_Set task_.
Search the data below for "this"; list each line that holds it.

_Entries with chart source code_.
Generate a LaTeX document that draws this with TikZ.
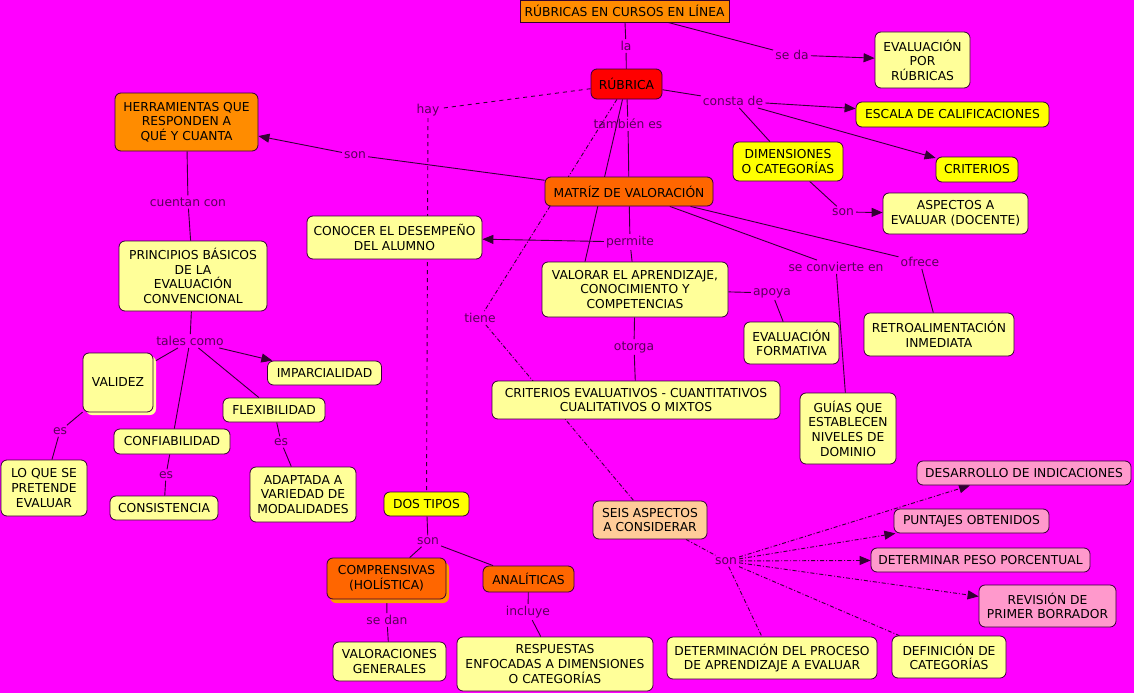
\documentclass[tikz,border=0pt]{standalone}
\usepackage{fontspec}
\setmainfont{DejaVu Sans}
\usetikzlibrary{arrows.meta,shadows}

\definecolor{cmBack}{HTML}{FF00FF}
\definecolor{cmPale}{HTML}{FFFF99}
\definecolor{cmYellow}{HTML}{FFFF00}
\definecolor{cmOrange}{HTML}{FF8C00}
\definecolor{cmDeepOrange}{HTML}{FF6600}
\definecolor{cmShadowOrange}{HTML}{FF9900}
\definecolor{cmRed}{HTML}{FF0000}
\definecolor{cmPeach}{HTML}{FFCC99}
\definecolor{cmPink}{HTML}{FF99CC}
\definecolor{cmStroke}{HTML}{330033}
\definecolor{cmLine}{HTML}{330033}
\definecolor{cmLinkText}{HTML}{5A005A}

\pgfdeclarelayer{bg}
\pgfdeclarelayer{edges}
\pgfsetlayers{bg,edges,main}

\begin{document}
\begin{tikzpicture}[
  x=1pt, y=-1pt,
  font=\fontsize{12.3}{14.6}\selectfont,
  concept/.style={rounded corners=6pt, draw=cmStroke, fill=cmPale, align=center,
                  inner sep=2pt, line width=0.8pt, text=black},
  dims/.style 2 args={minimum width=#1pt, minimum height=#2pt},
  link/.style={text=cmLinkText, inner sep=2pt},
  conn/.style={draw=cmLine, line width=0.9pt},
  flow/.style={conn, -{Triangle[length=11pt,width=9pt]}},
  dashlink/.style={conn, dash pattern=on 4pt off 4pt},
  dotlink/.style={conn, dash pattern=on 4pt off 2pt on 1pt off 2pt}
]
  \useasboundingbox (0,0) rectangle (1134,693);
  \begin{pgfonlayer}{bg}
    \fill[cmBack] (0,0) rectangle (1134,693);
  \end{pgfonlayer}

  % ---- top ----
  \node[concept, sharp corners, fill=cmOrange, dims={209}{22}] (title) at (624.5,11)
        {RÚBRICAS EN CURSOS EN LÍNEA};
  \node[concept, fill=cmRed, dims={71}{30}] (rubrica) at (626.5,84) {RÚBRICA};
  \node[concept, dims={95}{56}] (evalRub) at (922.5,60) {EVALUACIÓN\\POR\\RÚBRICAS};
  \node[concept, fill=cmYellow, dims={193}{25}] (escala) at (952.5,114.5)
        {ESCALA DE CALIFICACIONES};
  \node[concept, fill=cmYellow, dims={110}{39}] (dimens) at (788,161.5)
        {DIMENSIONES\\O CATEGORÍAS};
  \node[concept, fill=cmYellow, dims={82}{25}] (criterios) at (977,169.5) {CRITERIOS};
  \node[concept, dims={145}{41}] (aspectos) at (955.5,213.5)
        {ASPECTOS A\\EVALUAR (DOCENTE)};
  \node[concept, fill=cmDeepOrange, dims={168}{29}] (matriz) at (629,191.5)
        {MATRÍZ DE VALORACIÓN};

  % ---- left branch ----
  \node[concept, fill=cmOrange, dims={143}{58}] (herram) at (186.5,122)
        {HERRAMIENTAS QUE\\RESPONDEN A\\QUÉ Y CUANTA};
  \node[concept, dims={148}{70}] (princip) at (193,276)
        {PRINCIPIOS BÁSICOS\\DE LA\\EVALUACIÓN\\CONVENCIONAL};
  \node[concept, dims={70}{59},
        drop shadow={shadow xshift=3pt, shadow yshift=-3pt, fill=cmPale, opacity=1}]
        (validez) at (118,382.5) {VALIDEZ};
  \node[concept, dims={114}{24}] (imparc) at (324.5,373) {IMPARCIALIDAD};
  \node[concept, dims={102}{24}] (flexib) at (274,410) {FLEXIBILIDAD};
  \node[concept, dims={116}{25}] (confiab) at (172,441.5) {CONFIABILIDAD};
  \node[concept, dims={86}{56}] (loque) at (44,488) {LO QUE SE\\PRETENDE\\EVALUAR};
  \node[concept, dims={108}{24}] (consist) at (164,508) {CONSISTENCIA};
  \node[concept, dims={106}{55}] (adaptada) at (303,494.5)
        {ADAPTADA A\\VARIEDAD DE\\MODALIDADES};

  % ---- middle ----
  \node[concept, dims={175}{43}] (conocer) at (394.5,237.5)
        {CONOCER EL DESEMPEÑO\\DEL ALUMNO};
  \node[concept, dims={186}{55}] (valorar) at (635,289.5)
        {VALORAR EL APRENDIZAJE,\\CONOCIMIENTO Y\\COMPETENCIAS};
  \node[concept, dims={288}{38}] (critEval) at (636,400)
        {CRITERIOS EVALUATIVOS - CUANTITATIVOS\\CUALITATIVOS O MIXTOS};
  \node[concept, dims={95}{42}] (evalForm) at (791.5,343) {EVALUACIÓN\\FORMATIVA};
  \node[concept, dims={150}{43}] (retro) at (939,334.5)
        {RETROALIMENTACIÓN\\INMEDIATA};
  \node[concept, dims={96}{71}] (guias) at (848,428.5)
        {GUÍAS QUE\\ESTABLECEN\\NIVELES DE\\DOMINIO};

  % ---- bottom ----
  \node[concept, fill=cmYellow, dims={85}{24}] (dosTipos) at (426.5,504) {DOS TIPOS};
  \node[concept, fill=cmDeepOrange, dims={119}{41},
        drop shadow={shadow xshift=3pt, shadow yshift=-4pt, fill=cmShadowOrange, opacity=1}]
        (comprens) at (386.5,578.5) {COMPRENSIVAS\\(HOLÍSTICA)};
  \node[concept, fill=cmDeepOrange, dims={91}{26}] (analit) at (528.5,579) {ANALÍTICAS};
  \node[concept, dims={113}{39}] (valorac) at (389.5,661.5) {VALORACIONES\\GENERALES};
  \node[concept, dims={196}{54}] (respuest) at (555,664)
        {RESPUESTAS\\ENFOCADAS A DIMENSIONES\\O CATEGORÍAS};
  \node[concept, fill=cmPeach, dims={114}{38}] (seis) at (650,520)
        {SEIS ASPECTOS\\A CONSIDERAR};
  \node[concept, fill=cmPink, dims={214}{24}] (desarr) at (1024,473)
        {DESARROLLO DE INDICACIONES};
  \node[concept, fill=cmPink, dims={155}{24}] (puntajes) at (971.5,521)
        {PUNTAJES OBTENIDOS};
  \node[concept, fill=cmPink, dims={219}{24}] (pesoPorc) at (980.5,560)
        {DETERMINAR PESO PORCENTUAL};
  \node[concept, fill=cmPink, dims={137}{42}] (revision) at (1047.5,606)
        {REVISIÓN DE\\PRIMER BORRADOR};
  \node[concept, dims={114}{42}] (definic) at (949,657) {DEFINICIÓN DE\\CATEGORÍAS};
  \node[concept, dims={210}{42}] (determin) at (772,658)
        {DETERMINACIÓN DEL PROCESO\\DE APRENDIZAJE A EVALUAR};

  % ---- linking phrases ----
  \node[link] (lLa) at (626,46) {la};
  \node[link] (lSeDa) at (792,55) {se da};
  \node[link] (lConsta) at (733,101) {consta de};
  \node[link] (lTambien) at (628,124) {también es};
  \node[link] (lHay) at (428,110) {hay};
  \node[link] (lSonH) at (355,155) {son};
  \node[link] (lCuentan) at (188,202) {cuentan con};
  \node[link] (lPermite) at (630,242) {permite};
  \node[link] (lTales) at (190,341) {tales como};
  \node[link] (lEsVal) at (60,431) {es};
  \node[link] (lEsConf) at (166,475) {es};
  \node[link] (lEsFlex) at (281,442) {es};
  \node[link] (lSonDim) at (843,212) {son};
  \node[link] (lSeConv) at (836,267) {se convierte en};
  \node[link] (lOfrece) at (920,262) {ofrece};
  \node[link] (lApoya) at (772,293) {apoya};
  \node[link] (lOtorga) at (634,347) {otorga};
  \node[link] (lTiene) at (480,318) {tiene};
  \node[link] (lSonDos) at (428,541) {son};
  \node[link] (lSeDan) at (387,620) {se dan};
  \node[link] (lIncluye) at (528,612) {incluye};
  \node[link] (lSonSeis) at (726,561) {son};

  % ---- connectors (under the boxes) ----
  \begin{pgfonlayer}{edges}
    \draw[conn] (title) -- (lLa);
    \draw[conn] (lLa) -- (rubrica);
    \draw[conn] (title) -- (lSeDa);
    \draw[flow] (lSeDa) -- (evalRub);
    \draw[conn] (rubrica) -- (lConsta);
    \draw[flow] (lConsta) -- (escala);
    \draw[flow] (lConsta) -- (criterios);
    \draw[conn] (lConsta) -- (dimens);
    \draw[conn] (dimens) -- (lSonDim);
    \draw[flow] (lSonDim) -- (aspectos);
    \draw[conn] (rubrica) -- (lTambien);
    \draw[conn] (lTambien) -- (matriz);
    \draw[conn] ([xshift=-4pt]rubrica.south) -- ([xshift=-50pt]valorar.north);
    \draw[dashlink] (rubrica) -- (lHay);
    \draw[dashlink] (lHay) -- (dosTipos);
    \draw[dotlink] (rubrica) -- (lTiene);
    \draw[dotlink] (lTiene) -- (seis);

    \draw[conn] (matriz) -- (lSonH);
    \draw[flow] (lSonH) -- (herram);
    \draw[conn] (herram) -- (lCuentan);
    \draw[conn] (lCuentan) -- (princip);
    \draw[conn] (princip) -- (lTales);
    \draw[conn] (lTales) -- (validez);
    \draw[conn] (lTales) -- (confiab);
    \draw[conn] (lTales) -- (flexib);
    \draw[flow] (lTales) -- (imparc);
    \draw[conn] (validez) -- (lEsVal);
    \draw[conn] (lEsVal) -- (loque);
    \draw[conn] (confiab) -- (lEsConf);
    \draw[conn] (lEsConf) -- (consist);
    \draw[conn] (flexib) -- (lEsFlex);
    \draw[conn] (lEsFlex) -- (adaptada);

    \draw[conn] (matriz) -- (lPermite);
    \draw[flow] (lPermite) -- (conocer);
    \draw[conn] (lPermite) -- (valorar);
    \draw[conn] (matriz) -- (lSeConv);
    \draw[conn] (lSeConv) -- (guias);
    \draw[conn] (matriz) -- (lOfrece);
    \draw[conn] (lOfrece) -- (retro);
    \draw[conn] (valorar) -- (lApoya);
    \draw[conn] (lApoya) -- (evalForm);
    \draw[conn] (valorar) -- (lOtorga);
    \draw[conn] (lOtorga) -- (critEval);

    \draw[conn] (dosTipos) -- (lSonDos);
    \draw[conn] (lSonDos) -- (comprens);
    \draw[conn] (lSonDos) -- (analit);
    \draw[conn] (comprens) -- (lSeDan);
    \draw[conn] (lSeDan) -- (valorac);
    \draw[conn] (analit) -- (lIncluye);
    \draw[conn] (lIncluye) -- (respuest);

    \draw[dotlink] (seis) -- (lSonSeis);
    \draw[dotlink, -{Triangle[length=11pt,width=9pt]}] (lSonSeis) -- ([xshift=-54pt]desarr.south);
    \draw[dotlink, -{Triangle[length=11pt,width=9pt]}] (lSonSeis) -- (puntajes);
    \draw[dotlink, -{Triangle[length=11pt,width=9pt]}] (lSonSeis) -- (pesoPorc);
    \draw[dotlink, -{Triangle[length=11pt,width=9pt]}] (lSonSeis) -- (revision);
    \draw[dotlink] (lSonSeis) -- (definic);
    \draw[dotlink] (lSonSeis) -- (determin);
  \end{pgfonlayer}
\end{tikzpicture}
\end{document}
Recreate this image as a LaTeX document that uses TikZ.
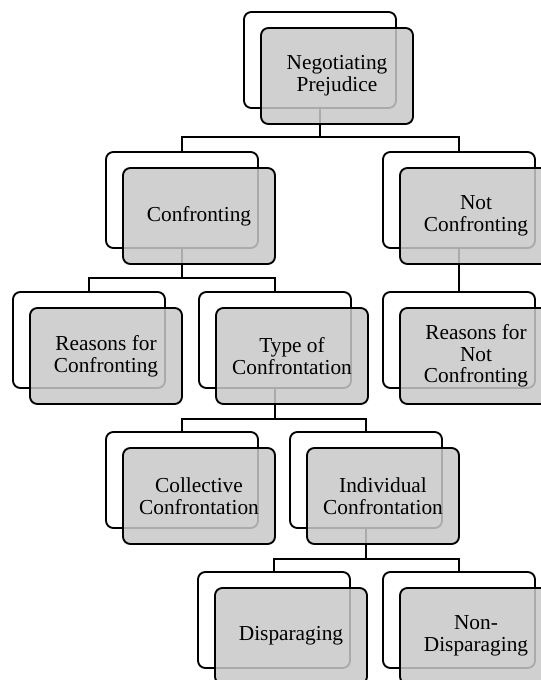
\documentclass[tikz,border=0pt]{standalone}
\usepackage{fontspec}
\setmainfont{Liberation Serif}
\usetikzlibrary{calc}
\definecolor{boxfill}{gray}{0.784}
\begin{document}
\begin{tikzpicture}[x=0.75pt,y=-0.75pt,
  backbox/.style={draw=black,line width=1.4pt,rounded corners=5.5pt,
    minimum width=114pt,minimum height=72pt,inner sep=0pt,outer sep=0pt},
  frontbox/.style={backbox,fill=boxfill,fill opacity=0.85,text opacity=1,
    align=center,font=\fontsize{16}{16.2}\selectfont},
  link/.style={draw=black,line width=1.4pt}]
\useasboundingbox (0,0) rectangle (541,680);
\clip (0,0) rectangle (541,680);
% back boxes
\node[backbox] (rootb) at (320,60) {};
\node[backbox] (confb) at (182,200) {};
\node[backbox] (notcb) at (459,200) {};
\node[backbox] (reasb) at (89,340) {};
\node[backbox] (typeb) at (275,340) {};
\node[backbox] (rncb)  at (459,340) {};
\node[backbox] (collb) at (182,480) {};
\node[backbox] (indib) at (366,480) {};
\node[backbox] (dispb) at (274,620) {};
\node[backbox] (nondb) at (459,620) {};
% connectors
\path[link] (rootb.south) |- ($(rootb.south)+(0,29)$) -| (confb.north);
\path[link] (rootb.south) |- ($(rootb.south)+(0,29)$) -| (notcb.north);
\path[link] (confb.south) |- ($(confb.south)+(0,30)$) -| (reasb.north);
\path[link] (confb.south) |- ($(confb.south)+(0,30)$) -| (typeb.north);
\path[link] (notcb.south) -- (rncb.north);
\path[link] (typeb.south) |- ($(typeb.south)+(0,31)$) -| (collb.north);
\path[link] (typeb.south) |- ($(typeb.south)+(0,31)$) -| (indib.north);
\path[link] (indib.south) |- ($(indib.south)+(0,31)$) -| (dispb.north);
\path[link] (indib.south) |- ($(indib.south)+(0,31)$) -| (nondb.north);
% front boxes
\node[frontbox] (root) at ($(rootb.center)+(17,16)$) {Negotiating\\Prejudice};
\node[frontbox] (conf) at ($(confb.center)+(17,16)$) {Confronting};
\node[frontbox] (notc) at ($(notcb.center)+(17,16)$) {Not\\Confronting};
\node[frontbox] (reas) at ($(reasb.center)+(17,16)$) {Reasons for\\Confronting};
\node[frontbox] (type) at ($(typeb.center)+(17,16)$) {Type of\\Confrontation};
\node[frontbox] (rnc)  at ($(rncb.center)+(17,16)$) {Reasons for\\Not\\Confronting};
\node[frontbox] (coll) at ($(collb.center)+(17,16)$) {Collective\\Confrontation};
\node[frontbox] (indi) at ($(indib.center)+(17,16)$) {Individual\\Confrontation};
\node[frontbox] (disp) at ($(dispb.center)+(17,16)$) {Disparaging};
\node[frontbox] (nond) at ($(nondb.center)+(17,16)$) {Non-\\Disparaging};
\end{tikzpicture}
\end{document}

_Response to the exercise_.
Generate a LaTeX document that draws this with TikZ.
Recreate this image as a LaTeX document that uses TikZ.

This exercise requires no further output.